En 18 mois, la Ville de Montréal a versé au moins 200 000 $ à une poignée de firmes privées spécialisées dans l'investigation, la filature et la surveillance physique, avec lesquelles elle a l'habitude de passer des contrats «verbaux» pour mener des enquêtes sur des employés, quel que soit leur rang, a appris La Presse.

Cette pratique a connu une hausse très marquée au cours de l'été et de l'automne 2009, en pleine période électorale municipale.

Nous avons retrouvé la trace de plusieurs de ces firmes en épluchant une liste de milliers de bons de commande de la Ville auprès de ses fournisseurs depuis 2007, obtenus en vertu de la Loi sur l'accès à l'information. Il s'agit d'un portrait non exhaustif puisque les données communiquées par la Ville s'arrêtent à mars 2010.

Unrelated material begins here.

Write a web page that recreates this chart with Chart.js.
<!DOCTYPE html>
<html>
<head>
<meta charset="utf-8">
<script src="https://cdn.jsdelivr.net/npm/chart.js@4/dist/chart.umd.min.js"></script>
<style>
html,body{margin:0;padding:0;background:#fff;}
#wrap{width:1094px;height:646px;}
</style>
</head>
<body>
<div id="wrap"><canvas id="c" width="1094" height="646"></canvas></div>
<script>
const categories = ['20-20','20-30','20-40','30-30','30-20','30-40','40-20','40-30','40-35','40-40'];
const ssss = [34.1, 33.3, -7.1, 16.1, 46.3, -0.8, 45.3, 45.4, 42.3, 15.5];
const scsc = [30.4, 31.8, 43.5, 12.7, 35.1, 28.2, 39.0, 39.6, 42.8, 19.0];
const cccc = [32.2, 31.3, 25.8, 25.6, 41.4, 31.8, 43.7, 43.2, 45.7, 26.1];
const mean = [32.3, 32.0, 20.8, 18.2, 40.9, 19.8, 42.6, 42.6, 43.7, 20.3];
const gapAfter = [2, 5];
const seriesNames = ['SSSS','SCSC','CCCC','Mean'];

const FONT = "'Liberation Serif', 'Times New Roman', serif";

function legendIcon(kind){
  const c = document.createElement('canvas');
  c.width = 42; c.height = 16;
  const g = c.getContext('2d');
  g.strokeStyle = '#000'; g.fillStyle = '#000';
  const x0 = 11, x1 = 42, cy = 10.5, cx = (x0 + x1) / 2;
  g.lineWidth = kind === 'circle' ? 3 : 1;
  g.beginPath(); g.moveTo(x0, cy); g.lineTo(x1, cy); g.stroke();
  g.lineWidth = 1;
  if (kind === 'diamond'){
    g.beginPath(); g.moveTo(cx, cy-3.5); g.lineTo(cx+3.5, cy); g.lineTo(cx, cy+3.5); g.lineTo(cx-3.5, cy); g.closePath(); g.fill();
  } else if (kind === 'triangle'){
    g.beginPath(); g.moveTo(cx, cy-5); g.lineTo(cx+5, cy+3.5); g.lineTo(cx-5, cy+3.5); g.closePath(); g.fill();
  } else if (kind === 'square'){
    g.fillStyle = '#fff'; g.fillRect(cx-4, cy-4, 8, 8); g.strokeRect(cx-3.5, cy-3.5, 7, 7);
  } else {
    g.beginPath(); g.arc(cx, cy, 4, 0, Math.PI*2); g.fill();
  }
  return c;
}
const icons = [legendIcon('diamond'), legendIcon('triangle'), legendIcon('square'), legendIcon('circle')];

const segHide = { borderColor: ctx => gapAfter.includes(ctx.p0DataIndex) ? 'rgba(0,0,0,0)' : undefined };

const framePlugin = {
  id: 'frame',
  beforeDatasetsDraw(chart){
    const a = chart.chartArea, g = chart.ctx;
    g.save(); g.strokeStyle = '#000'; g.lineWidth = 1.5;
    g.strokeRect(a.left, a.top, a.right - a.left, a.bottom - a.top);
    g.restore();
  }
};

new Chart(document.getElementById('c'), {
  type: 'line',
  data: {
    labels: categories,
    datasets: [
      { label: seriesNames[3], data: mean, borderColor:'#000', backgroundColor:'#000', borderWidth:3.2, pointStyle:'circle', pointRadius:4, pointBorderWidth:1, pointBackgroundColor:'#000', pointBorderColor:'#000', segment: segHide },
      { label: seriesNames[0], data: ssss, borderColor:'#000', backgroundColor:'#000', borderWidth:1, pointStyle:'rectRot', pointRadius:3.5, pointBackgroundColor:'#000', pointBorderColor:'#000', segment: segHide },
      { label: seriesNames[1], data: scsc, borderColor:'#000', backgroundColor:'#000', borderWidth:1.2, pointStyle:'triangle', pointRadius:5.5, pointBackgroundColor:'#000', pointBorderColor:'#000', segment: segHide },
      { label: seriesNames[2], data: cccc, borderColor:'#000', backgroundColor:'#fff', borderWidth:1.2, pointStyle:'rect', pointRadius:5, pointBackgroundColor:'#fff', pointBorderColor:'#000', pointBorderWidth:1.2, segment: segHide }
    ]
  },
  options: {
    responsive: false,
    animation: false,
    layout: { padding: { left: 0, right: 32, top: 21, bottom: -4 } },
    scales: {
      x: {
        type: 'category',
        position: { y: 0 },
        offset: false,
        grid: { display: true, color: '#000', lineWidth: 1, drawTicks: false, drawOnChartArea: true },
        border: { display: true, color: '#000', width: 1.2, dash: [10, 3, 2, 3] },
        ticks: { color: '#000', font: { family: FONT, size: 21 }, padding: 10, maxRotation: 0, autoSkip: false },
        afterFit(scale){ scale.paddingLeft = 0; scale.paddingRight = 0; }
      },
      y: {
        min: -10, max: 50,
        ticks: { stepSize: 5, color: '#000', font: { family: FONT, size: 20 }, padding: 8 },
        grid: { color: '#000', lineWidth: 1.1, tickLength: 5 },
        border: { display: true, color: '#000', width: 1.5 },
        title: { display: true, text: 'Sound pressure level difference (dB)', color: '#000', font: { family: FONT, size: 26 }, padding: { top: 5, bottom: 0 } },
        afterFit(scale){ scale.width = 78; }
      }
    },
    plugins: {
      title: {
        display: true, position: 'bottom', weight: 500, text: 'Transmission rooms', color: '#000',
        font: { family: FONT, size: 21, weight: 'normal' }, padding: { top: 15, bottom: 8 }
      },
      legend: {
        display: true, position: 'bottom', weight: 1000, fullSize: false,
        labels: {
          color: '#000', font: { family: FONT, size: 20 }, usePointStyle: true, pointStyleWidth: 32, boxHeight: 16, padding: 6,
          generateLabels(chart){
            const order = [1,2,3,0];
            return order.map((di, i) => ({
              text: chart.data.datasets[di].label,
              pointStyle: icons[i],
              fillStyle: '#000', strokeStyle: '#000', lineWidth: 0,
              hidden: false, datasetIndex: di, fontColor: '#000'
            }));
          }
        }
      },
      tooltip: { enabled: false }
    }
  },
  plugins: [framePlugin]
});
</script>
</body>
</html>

Ces contrats ont été accordés par le Service du capital humain, le plus souvent par Yves Grimard, chef de la division des enquêtes et analyses. Celui-ci a succédé à Pierre Reid, contrôleur général de la Ville de juin 2010 jusqu'à hier. Quant au motif, il faut se contenter d'un laconique «gestion du personnel».

Milliers de dollars

Les firmes dont les noms reviennent le plus souvent sont Groupe Cantin Geoffrion Service Conseil (49 500$ entre octobre 2008 et juin 2009), Baron Lupien Rouleau Cabinet Conseil (17 300$ entre avril et décembre 2009), Les consultants Lupien Rouleau (28 167$ de juin 2009 à mars 2010), Baron Ricard (ou Investigations R.K. - 26 500$, d'août à octobre 2009), Sercopro (43 400$ entre mai et décembre 2009), Gestion Normax (47 800$ entre octobre 2008 et juin 2009). Il y a aussi Surveillance vidéo expert (matériel de surveillance, 3441$) et HDD Forensic, firme d'investigation informatique (10 300$, février 2009).

Les montants facturés par ces firmes par contrat peuvent atteindre les 10 000$. Il arrive qu'elles sous-traitent à leur tour certaines missions spécifiques, par exemple la filature.

Plusieurs de ces sociétés ont été fondées par d'ex-policiers, très souvent de la SQ.

«Urgence»

En 2007, John Broderick, déjà membre du service des enquêtes internes, avait révélé, devant la Commission d'accès à l'information, que son service menait entre 150 et 250 enquêtes par année en collaboration avec 5 à 8 firmes. Ces contrats étaient accordés sans appel d'offres au téléphone, donc sans trace écrite.

Pierre-Paul Lupien, de la firme Lupien Rouleau, confirme que la Ville de Montréal fait partie de ses «clients habituels». Les enquêtes confiées à cet ex-policier de la SQ visent des «employés de la Ville ou des cadres pour des histoires de fraude, de vol, de fausses déclarations de maladie», nous dit-il.

Nous avons à deux reprises sollicité une entrevue avec Yves Grimard sur le recours aux firmes privées et posé plusieurs questions. La Ville a refusé de donner suite à nos requêtes. «Nous n'avons pas de commentaires à formuler sur ce dossier», a écrit Gonzalo Nunez, de la direction des communications, dans un courriel.